Records with drawing code
++++++++++

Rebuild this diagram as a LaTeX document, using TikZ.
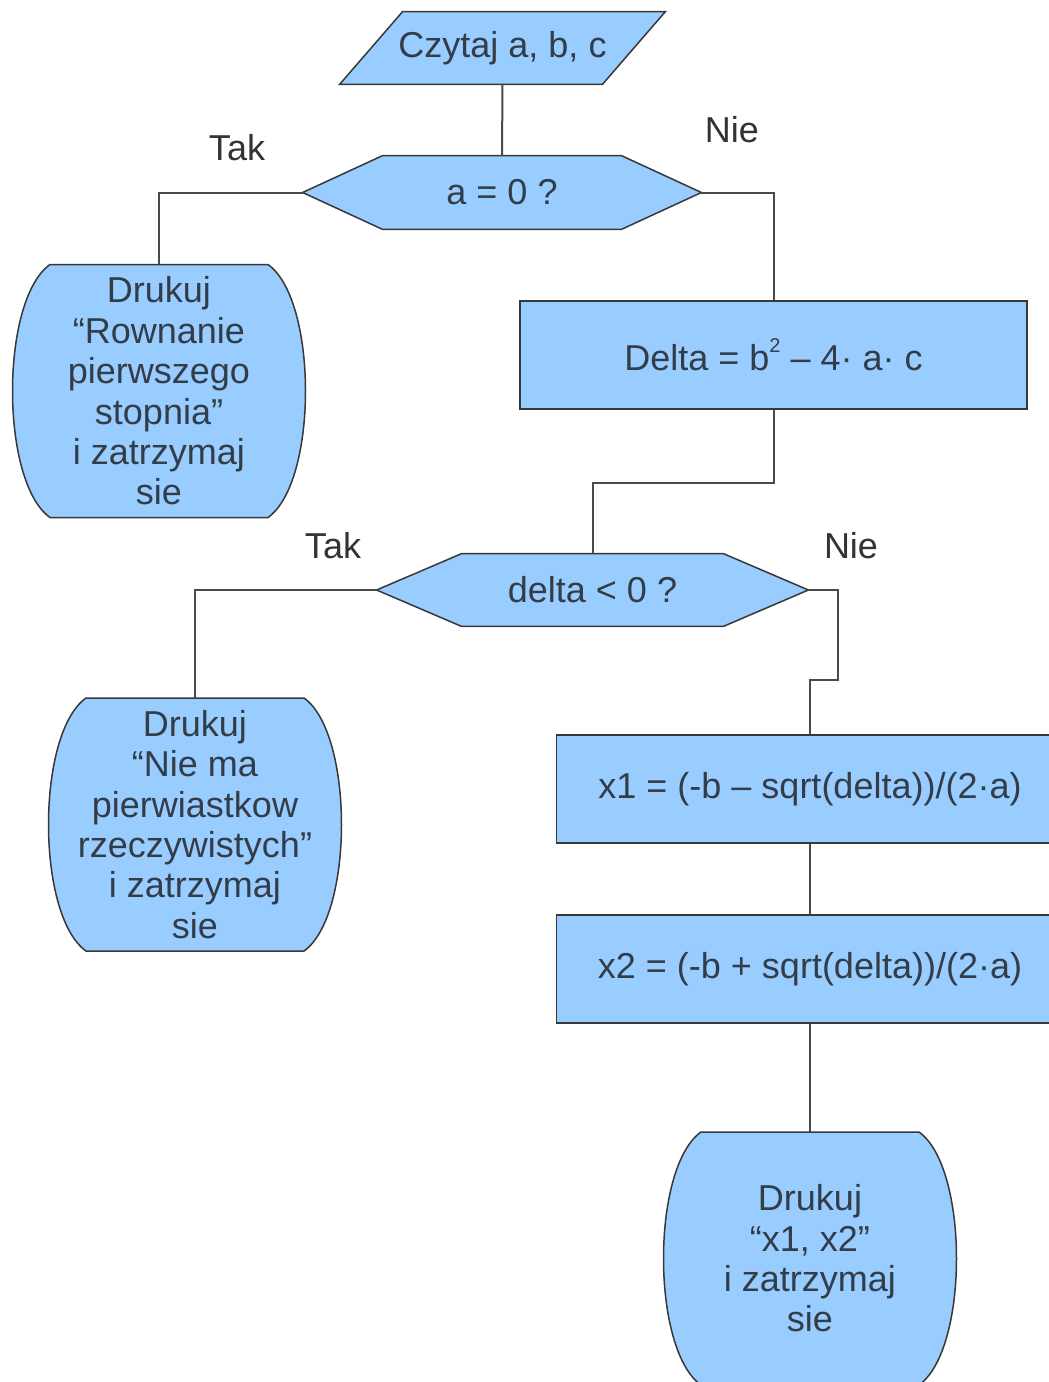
\documentclass[tikz,border=0pt]{standalone}
\usepackage{fontspec}
\setmainfont{Liberation Sans}
\usetikzlibrary{calc,backgrounds}
\definecolor{boxfill}{HTML}{99CCFF}
\definecolor{edgecol}{HTML}{383838}
\definecolor{linecol}{HTML}{4A4A4A}
\definecolor{txtcol}{HTML}{333D48}
\newcommand\smallsup[1]{\raisebox{0.5em}{\fontsize{10pt}{10pt}\selectfont #1}}
\begin{document}
\begin{tikzpicture}[x=0.5pt,y=-0.5pt,
  every node/.style={font=\fontsize{18pt}{20.2pt}\selectfont, text=txtcol, inner sep=0pt},
  shapeline/.style={draw=edgecol, line width=0.75pt, fill=boxfill},
  procbox/.style={shapeline, rectangle, minimum width=253.5pt, minimum height=54pt},
  printbox/.style={minimum width=145pt, minimum height=126.5pt, align=center},
  conn/.style={draw=linecol, line width=1pt},
  label/.style={text=black!80},
  printshape/.pic={
    \path[shapeline] (-109,-126.5) -- (109,-126.5)
      .. controls (159,-91) and (159,91) .. (109,126.5) -- (-109,126.5)
      .. controls (-159,91) and (-159,-91) .. cycle;
  }
]
\useasboundingbox (0,0) rectangle (1049,1382);

% input and decisions
\node[minimum width=162.5pt, minimum height=36pt] (in) at (502.5,48) {Czytaj a, b, c};
\node[minimum width=199pt, minimum height=36.5pt] (d1) at (502,192.5) {a = 0 ?};
\node[minimum width=215.5pt, minimum height=36pt] (d2) at (592.5,590) {delta < 0 ?};

% processing boxes
\node[procbox] (dl) at (773.5,355) {Delta = b\smallsup{2} – 4· a· c};
\node[procbox] (x1) at (810,789) {x1 = (-b – sqrt(delta))/(2·a)};
\node[procbox] (x2) at (810,969) {x2 = (-b + sqrt(delta))/(2·a)};

% print (output) boxes
\node[printbox] (p1) at (159,391) {Drukuj\\“Rownanie\\pierwszego\\stopnia”\\i zatrzymaj\\sie};
\node[printbox] (p2) at (195,824.5) {Drukuj\\“Nie ma\\pierwiastkow\\rzeczywistych”\\i zatrzymaj\\sie};
\node[printbox] (p3) at (810,1258.5) {Drukuj\\“x1, x2”\\i zatrzymaj\\sie};

% branch labels
\node[label] (tak1) at (237,148) {Tak};
\node[label] (nie1) at (732,130) {Nie};
\node[label] (tak2) at (333,546) {Tak};
\node[label] (nie2) at (851,546) {Nie};

\begin{pgfonlayer}{background}
  \fill[white] (0,0) rectangle (1049,1382);
  % parallelogram
  \path[shapeline] (in.south west) -- ($(in.north west)+(63,0)$) -- (in.north east)
    -- ($(in.south east)+(-63,0)$) -- cycle;
  % hexagons
  \path[shapeline] (d1.west) -- ($(d1.north west)+(80,0)$) -- ($(d1.north east)+(-80,0)$)
    -- (d1.east) -- ($(d1.south east)+(-80,0)$) -- ($(d1.south west)+(80,0)$) -- cycle;
  \path[shapeline] (d2.west) -- ($(d2.north west)+(85,0)$) -- ($(d2.north east)+(-85,0)$)
    -- (d2.east) -- ($(d2.south east)+(-85,0)$) -- ($(d2.south west)+(85,0)$) -- cycle;
  % print shapes
  \pic at (p1) {printshape};
  \pic at (p2) {printshape};
  \pic at (p3) {printshape};
\end{pgfonlayer}

% connectors
\draw[conn] (in.south) -- (d1.north);
\draw[conn] (d1.west) -| (p1.north);
\draw[conn] (d1.east) -| (dl.north);
\draw[conn] (dl.south) -- ++(0,73) -| (d2.north);
\draw[conn] (d2.west) -| (p2.north);
\draw[conn] (d2.east) -- ++(30,0) -- ++(0,90) -| (x1.north);
\draw[conn] (x1.south) -- (x2.north);
\draw[conn] (x2.south) -- (p3.north);
\end{tikzpicture}
\end{document}
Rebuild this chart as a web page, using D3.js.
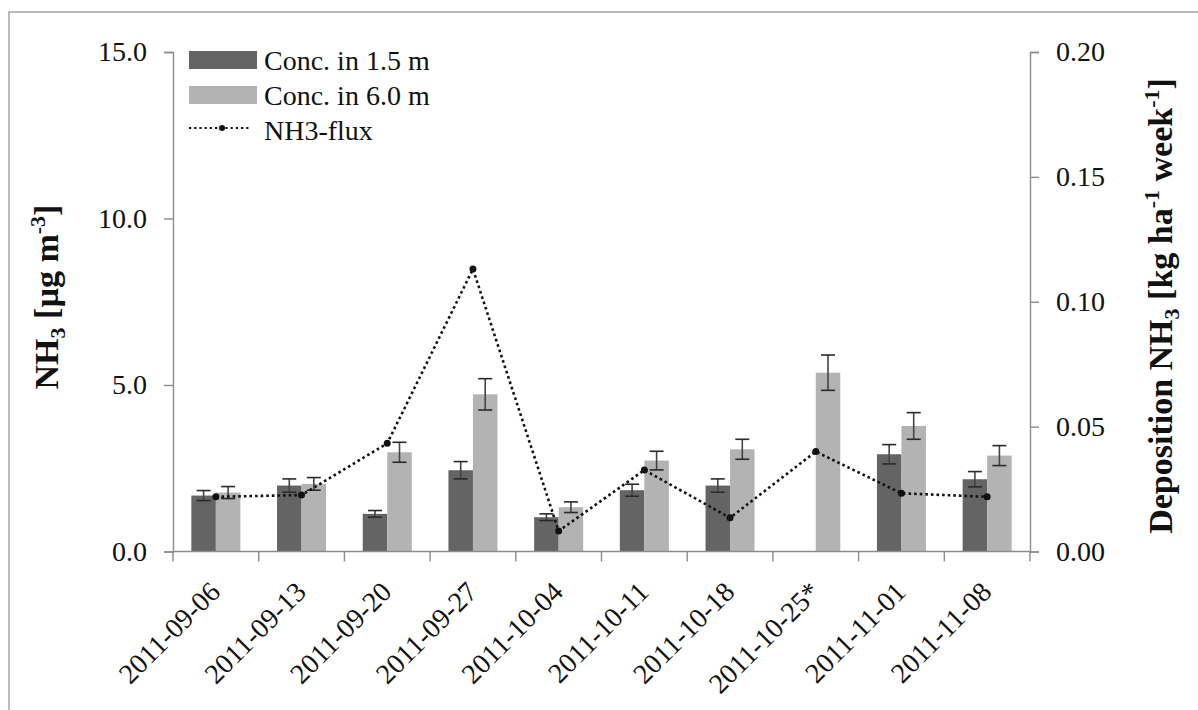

++++++++++

• **Task goal**: Give back the whole listing as it stands, minus its pictures.

• **Exercise answer**:
Rebuild this diagram as a LaTeX document, using TikZ.
\documentclass[tikz,border=0pt]{standalone}
\usepackage{fontspec}
\setmainfont{Liberation Sans}
\usetikzlibrary{calc,backgrounds}
\definecolor{boxfill}{HTML}{99CCFF}
\definecolor{edgecol}{HTML}{383838}
\definecolor{linecol}{HTML}{4A4A4A}
\definecolor{txtcol}{HTML}{333D48}
\newcommand\smallsup[1]{\raisebox{0.5em}{\fontsize{10pt}{10pt}\selectfont #1}}
\begin{document}
\begin{tikzpicture}[x=0.5pt,y=-0.5pt,
  every node/.style={font=\fontsize{18pt}{20.2pt}\selectfont, text=txtcol, inner sep=0pt},
  shapeline/.style={draw=edgecol, line width=0.75pt, fill=boxfill},
  procbox/.style={shapeline, rectangle, minimum width=253.5pt, minimum height=54pt},
  printbox/.style={minimum width=145pt, minimum height=126.5pt, align=center},
  conn/.style={draw=linecol, line width=1pt},
  label/.style={text=black!80},
  printshape/.pic={
    \path[shapeline] (-109,-126.5) -- (109,-126.5)
      .. controls (159,-91) and (159,91) .. (109,126.5) -- (-109,126.5)
      .. controls (-159,91) and (-159,-91) .. cycle;
  }
]
\useasboundingbox (0,0) rectangle (1049,1382);

% input and decisions
\node[minimum width=162.5pt, minimum height=36pt] (in) at (502.5,48) {Czytaj a, b, c};
\node[minimum width=199pt, minimum height=36.5pt] (d1) at (502,192.5) {a = 0 ?};
\node[minimum width=215.5pt, minimum height=36pt] (d2) at (592.5,590) {delta < 0 ?};

% processing boxes
\node[procbox] (dl) at (773.5,355) {Delta = b\smallsup{2} – 4· a· c};
\node[procbox] (x1) at (810,789) {x1 = (-b – sqrt(delta))/(2·a)};
\node[procbox] (x2) at (810,969) {x2 = (-b + sqrt(delta))/(2·a)};

% print (output) boxes
\node[printbox] (p1) at (159,391) {Drukuj\\“Rownanie\\pierwszego\\stopnia”\\i zatrzymaj\\sie};
\node[printbox] (p2) at (195,824.5) {Drukuj\\“Nie ma\\pierwiastkow\\rzeczywistych”\\i zatrzymaj\\sie};
\node[printbox] (p3) at (810,1258.5) {Drukuj\\“x1, x2”\\i zatrzymaj\\sie};

% branch labels
\node[label] (tak1) at (237,148) {Tak};
\node[label] (nie1) at (732,130) {Nie};
\node[label] (tak2) at (333,546) {Tak};
\node[label] (nie2) at (851,546) {Nie};

\begin{pgfonlayer}{background}
  \fill[white] (0,0) rectangle (1049,1382);
  % parallelogram
  \path[shapeline] (in.south west) -- ($(in.north west)+(63,0)$) -- (in.north east)
    -- ($(in.south east)+(-63,0)$) -- cycle;
  % hexagons
  \path[shapeline] (d1.west) -- ($(d1.north west)+(80,0)$) -- ($(d1.north east)+(-80,0)$)
    -- (d1.east) -- ($(d1.south east)+(-80,0)$) -- ($(d1.south west)+(80,0)$) -- cycle;
  \path[shapeline] (d2.west) -- ($(d2.north west)+(85,0)$) -- ($(d2.north east)+(-85,0)$)
    -- (d2.east) -- ($(d2.south east)+(-85,0)$) -- ($(d2.south west)+(85,0)$) -- cycle;
  % print shapes
  \pic at (p1) {printshape};
  \pic at (p2) {printshape};
  \pic at (p3) {printshape};
\end{pgfonlayer}

% connectors
\draw[conn] (in.south) -- (d1.north);
\draw[conn] (d1.west) -| (p1.north);
\draw[conn] (d1.east) -| (dl.north);
\draw[conn] (dl.south) -- ++(0,73) -| (d2.north);
\draw[conn] (d2.west) -| (p2.north);
\draw[conn] (d2.east) -- ++(30,0) -- ++(0,90) -| (x1.north);
\draw[conn] (x1.south) -- (x2.north);
\draw[conn] (x2.south) -- (p3.north);
\end{tikzpicture}
\end{document}
Rebuild this chart as a web page, using D3.js.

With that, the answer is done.